The declassified study sent to Congress found that because of the Israeli military’s heavy reliance on US-made weaponry, it was “reasonable to assess” that American munitions have been used in the Gaza war in ways “inconsistent with [international humanitarian law] or with established practices for mitigating civilian harm”.
The state department assessment of Israel and six other countries engaged in armed conflicts was mandated by President Joe Biden, who in February 2023 issued a directive aimed at imposing stricter oversight on US weapons transfers.
The report on Israel covers the period from the start of the Israel-Hamas war up to the end of April.
In an interview with American talk-show host Phil McGraw, better known as Dr Phil, Prime Minister Benjamin Netanyahu defended the Israeli military’s conduct of the war.
“You can’t hold the Israeli army to standards of avoiding civilian casualties that no army is held to in the world, when actually Israel is doing everything that no other army has done to avoid civilian casualties,” he said.
Biden’s 2023 directive requires recipients of American lethal assistance to provide credible written assurances that they are using weapons in accordance with international law and are not impeding the delivery of humanitarian assistance.
The state department had set a May 8 deadline to submit its assessments on Israel, Ukraine and four other countries. The report found that “the assurances provided by each recipient country to be credible and reliable so as to allow the provision of defence articles . . . to continue”.

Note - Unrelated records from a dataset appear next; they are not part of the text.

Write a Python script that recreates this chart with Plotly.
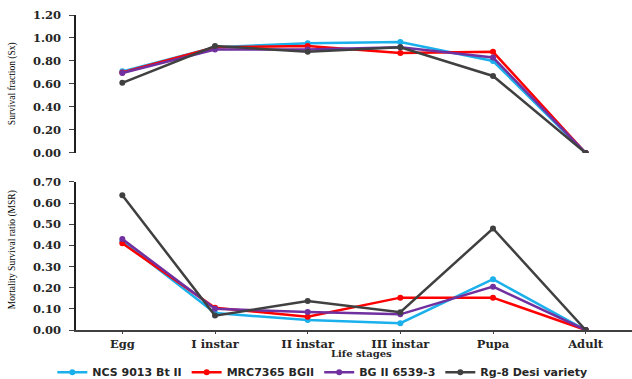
import plotly.graph_objects as go
from plotly.subplots import make_subplots

stages = ["Egg", "I instar", "II instar", "III instar", "Pupa", "Adult"]
series_names = ["NCS 9013 Bt II", "MRC7365 BGII", "BG II 6539-3", "Rg-8 Desi variety"]
colors = ["#1AB0EC", "#FF0000", "#7030A0", "#404040"]

survival_ncs = [0.71, 0.92, 0.955, 0.965, 0.80, 0.0]
survival_mrc = [0.70, 0.92, 0.93, 0.87, 0.88, 0.0]
survival_bg = [0.695, 0.90, 0.90, 0.92, 0.83, 0.0]
survival_rg = [0.61, 0.93, 0.88, 0.92, 0.67, 0.0]

msr_ncs = [0.42, 0.08, 0.047, 0.032, 0.24, 0.0]
msr_mrc = [0.41, 0.105, 0.063, 0.153, 0.153, 0.0]
msr_bg = [0.43, 0.10, 0.085, 0.074, 0.205, 0.0]
msr_rg = [0.637, 0.068, 0.137, 0.084, 0.48, 0.0]

top_vals = [survival_ncs, survival_mrc, survival_bg, survival_rg]
bot_vals = [msr_ncs, msr_mrc, msr_bg, msr_rg]

top_ticks = [0.0, 0.2, 0.4, 0.6, 0.8, 1.0, 1.2]
bot_ticks = [0.0, 0.1, 0.2, 0.3, 0.4, 0.5, 0.6, 0.7]

fig = make_subplots(rows=2, cols=1)

for i, name in enumerate(series_names):
    fig.add_trace(go.Scatter(x=stages, y=top_vals[i], mode="lines+markers", name=name,
                             line=dict(color=colors[i], width=2.5),
                             marker=dict(color=colors[i], size=6), showlegend=False),
                  row=1, col=1)
for i, name in enumerate(series_names):
    fig.add_trace(go.Scatter(x=stages, y=bot_vals[i], mode="lines+markers", name=name,
                             line=dict(color=colors[i], width=2.5),
                             marker=dict(color=colors[i], size=6), showlegend=True),
                  row=2, col=1)

tickfont = dict(family="DejaVu Serif", size=11.5, color="#262626", weight="bold")

fig.update_xaxes(type="category", range=[-0.5, 5.5], showgrid=False, zeroline=False)
fig.update_layout(
    width=632, height=379,
    margin=dict(l=76, r=0, t=15, b=49),
    paper_bgcolor="white", plot_bgcolor="white",
    xaxis=dict(domain=[0, 1], anchor="y", showline=False, showticklabels=False, ticks=""),
    xaxis2=dict(domain=[0, 1], anchor="y2", showline=True, linecolor="#404040", linewidth=1.5,
                ticks="outside", ticklen=2, tickcolor="#404040", tickfont=tickfont,
                tickson="labels"),
    yaxis=dict(domain=[0.562, 1], range=[0, 1.2], tickvals=top_ticks, tickformat=".2f",
               showline=True, linecolor="#202020", linewidth=1.5, ticks="outside", ticklen=5,
               tickcolor="#404040", showgrid=False, zeroline=False, tickfont=tickfont,
               ticklabelstandoff=6),
    yaxis2=dict(domain=[0, 0.47], range=[0, 0.7], tickvals=bot_ticks, tickformat=".2f",
                showline=True, linecolor="#202020", linewidth=1.5, ticks="outside", ticklen=5,
                tickcolor="#404040", showgrid=False, zeroline=False, tickfont=tickfont,
                ticklabelstandoff=6),
    legend=dict(orientation="h", xref="container", x=0.51, xanchor="center",
                yref="container", y=0.018, yanchor="middle",
                font=dict(family="DejaVu Sans", size=11, color="#262626", weight="bold")),
    annotations=[
        dict(text="Survival fraction (Sx)", xref="paper", yref="paper", x=-0.113, y=0.781,
             textangle=-90, showarrow=False, xanchor="center", yanchor="middle",
             font=dict(family="Liberation Serif", size=9.5, color="#000000")),
        dict(text="Mortality Survival ratio (MSR)", xref="paper", yref="paper", x=-0.113, y=0.254,
             textangle=-90, showarrow=False, xanchor="center", yanchor="middle",
             font=dict(family="Liberation Serif", size=9.5, color="#000000")),
        dict(text="Life stages", xref="paper", yref="paper", x=0.514, y=-0.075,
             showarrow=False, xanchor="center", yanchor="middle",
             font=dict(family="DejaVu Serif", size=10, color="#262626", weight="bold")),
    ],
)

fig.write_html("out.html", config={"displayModeBar": False},
               post_script="document.body.style.margin='0px';")
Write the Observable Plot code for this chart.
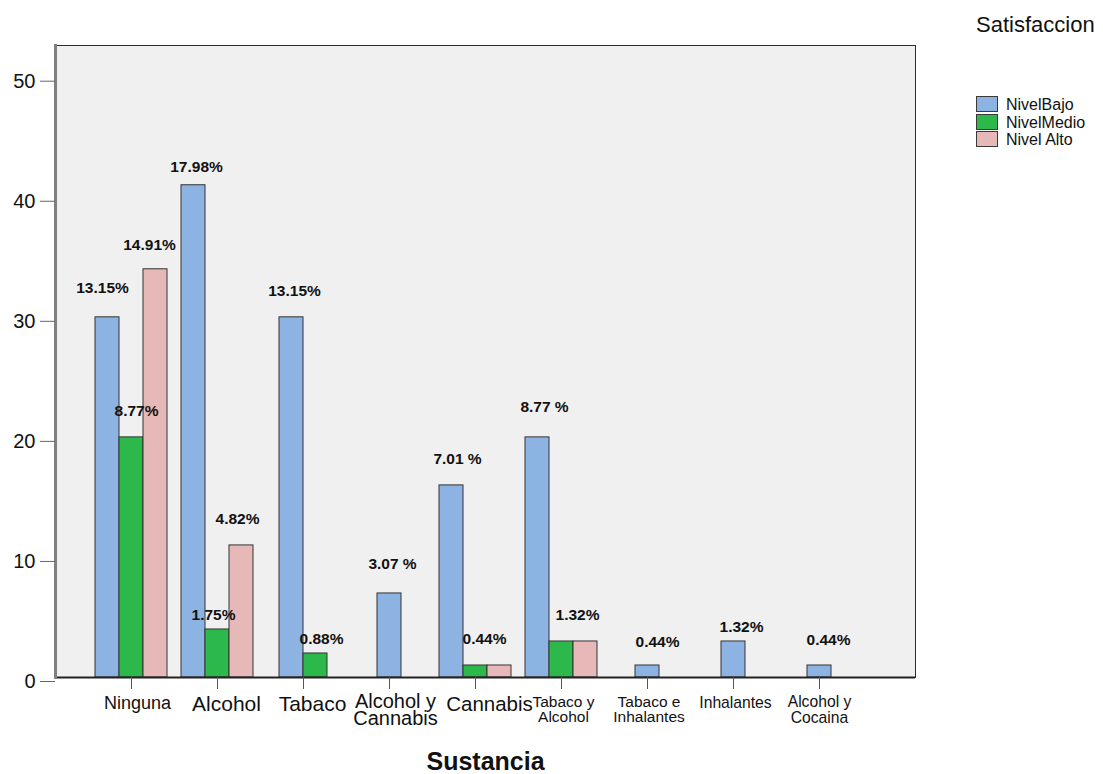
<!DOCTYPE html>
<html>
<head>
<meta charset="utf-8">
<script src="https://cdn.jsdelivr.net/npm/d3@7"></script>
<script src="https://cdn.jsdelivr.net/npm/@observablehq/plot@0.6"></script>
<style>
  body { margin: 0; background: #fff; font-family: "Liberation Sans", Arial, sans-serif; }
  #wrap { position: relative; width: 1103px; height: 774px; }
  #wrap svg { position: absolute; left: 0; top: 0; }
  .leg-title { position: absolute; left: 976px; top: 14px; font-size: 22px; line-height: 22px; color: #111; white-space: nowrap; }
  .leg-sw { position: absolute; left: 976px; width: 20px; height: 14px; border: 1px solid #3a3a3a; }
  .leg-tx { position: absolute; left: 1006px; font-size: 16px; line-height: 16px; color: #111; white-space: nowrap; }
</style>
</head>
<body>
<div id="wrap"></div>
<script>
// Substance categories and their axis labels
const categories = ["Ninguna", "Alcohol", "Tabaco", "Alcohol y Cannabis", "Cannabis",
  "Tabaco y Alcohol", "Tabaco e Inhalantes", "Inhalantes", "Alcohol y Cocaina"];
const tickLabels = ["Ninguna", "Alcohol", "Tabaco", "Alcohol y\nCannabis", "Cannabis",
  "Tabaco y\nAlcohol", "Tabaco e\nInhalantes", "Inhalantes", "Alcohol y\nCocaina"];

// Satisfaction levels (series)
const series = ["NivelBajo", "NivelMedio", "Nivel Alto"];

// Counts per substance for each level
const nivelBajo  = [30, 41, 30, 7, 16, 20, 1, 3, 1];
const nivelMedio = [20, 4, 2, 0, 1, 3, 0, 0, 0];
const nivelAlto  = [34, 11, 0, 0, 1, 3, 0, 0, 0];

// Percentage annotations (of 228 cases)
const pctBajo  = ["13.15%", "17.98%", "13.15%", "3.07 %", "7.01 %", "8.77 %", "0.44%", "1.32%", "0.44%"];
const pctMedio = ["8.77%", "1.75%", "0.88%", null, "0.44%", "1.32%", null, null, null];
const pctAlto  = ["14.91%", "4.82%", null, null, null, null, null, null, null];

const yTicks = [0, 10, 20, 30, 40, 50];

// ---- styling / layout ----
const colors = ["#8db3e2", "#2db84b", "#e6b8b7"];
const tickFontSize = [18, 21, 21, 20, 20.5, 15.5, 15.5, 15.7, 15.7];
const tickDx = [6, 9, 9, 6, 14, 2, 1.5, 2, 0];
const tickLineHeight = [1, 1, 1, 0.85, 1, 0.97, 0.97, 1, 0.97];
// pixel nudges of the percentage annotations, relative to the top of their bar
const labelNudge = [
  [[-5, -29], [3, -18], [3, -26], [3, -29], [6, -26], [7, -30], [10, -23], [8, -14], [9, -25]],
  [[5, -26], [-4, -14], [6, -14], null, [9, -26], [16, -26], null, null, null],
  [[-6, -24], [-4, -26], null, null, null, null, null, null, null]
];
const step = 86;          // px between category centres
const barW = 24 / step;   // bar width in category units

const values = [nivelBajo, nivelMedio, nivelAlto];
const pcts = [pctBajo, pctMedio, pctAlto];

// Empty levels are dropped and the remaining bars are centred on the category
const bars = [];
categories.forEach((cat, i) => {
  const present = series.map((s, k) => ({s, k, v: values[k][i]})).filter(d => d.v > 0);
  present.forEach((d, j) => {
    const slot = j - (present.length - 1) / 2;
    const xc = i + slot * barW;
    bars.push({cat, i, k: d.k, series: d.s, value: d.v, pct: pcts[d.k][i],
      nudge: labelNudge[d.k][i], xc, x1: xc - barW / 2, x2: xc + barW / 2});
  });
});

const font = "'Liberation Sans', Arial, sans-serif";
const idx = d3.range(categories.length);

const tickLabelMarks = idx.map(i =>
  Plot.text([i], {
    x: d => d, text: d => tickLabels[d], frameAnchor: "bottom",
    lineAnchor: "top", dy: i === 3 ? 18 : 19, dx: tickDx[i],
    fontSize: tickFontSize[i], lineHeight: tickLineHeight[i], fill: "#111"
  })
);

const pctMarks = bars.filter(b => b.pct).map(b =>
  Plot.text([b], {
    x: "xc", y: "value", text: "pct",
    dx: b.nudge[0], dy: b.nudge[1],
    fontSize: 15.5, fontWeight: "bold", fill: "#111", lineAnchor: "middle"
  })
);

const chart = Plot.plot({
  width: 1103,
  height: 774,
  marginLeft: 55,
  marginRight: 188,
  marginTop: 45,
  marginBottom: 97,
  style: {fontFamily: font, background: "transparent", overflow: "visible"},
  x: {type: "linear", domain: [0, categories.length - 1], range: [131, 131 + step * (categories.length - 1)]},
  y: {domain: [0, 52.64]},
  color: {domain: series, range: colors},
  marks: [
    Plot.frame({fill: "#f0f0f0", stroke: "#2b2b2b", strokeWidth: 1}),
    Plot.rect(bars, {x1: "x1", x2: "x2", y1: 0, y2: "value", fill: "series", stroke: "#333", strokeWidth: 1}),
    Plot.ruleY([0], {stroke: "#222", strokeWidth: 2}),
    Plot.frame({anchor: "left", stroke: "#808080", strokeWidth: 3}),
    Plot.axisY({ticks: yTicks, tickSize: 15, tickPadding: 5, fontSize: 20, dy: 4,
      stroke: "#666", fill: "#111", label: null}),
    Plot.axisX({ticks: idx, tickSize: 12, tickFormat: () => "", stroke: "#555", label: null}),
    ...tickLabelMarks,
    ...pctMarks,
    Plot.text(["Sustancia"], {
      frameAnchor: "bottom", lineAnchor: "bottom", dy: 92,
      text: d => d, fontSize: 25, fontWeight: "bold", fill: "#111"
    })
  ]
});

const wrap = document.getElementById("wrap");
wrap.appendChild(chart);

// Legend
const title = document.createElement("div");
title.className = "leg-title";
title.textContent = "Satisfaccion";
wrap.appendChild(title);
series.forEach((s, k) => {
  const top = 96 + k * 17.5;
  const sw = document.createElement("div");
  sw.className = "leg-sw";
  sw.style.top = top + "px";
  sw.style.background = colors[k];
  wrap.appendChild(sw);
  const tx = document.createElement("div");
  tx.className = "leg-tx";
  tx.style.top = (top + 1) + "px";
  tx.textContent = s;
  wrap.appendChild(tx);
});
</script>
</body>
</html>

If the report had found that Israel violated the law, Biden could have restricted arms deliveries. The report comes as the US president is under pressure domestically from anti-war activists who want to see Israel wind down the conflict and allow more humanitarian aid into Gaza, where Israel’s offensive has killed 35,000 people according to Palestinian health authorities.
In several areas, the report notes the challenge of drawing individual conclusions about specific incidents in an ongoing conflict, and notes that Hamas “uses civilian infrastructure for military purposes and civilians as human shields”, according to the report’s summary.
While the Israel Defense Forces have undertaken steps to protect civilians in the current conflict, “the results on the ground, including high levels of civilian casualties, raise substantial questions as to whether the IDF is using [US arms] effectively in all cases”, the summary said.
Nearly 90 House Democrats sent a letter to Biden last week saying “there is sufficient evidence” Israel’s conduct that was preventing aid getting into Gaza violated American law and called into question “the assurances Israel provided” as part of the state department assessment process.
The report notes significant concern about Israeli actions contributing to insufficient aid reaching the Gaza Strip, although it said the situation had improved. Still, the US did not determine that Israel was actively blocking aid from reaching Gaza, according to the report summary.
“We do not currently assess that the Israeli government is prohibiting or otherwise restricting the transport or delivery of US humanitarian assistance,” according to the summary of key findings.
Biden has begun to restrict some American assistance over concerns about Israel’s plans for a widescale offensive in Rafah, which the US thinks will be catastrophic for the more than 1mn civilians who have fled there during the war. Israeli troops and Palestinian militants were engaged on Friday in heavy fighting on the city’s outskirts, with aid largely unable to flow to civilians on the verge of famine.
Last week Biden paused the delivery of a shipment including 3,500 bombs, over concerns over how they could be used in the densely populated urban environment.
The president warned Israel earlier this week that the US would no longer supply certain offensive weapons if Israel proceeds with a full-scale assault on Rafah.
A US-led effort to broker a ceasefire agreement in exchange for the release of Israeli hostages in Gaza has floundered, with another round of talks ending without an agreement earlier this week.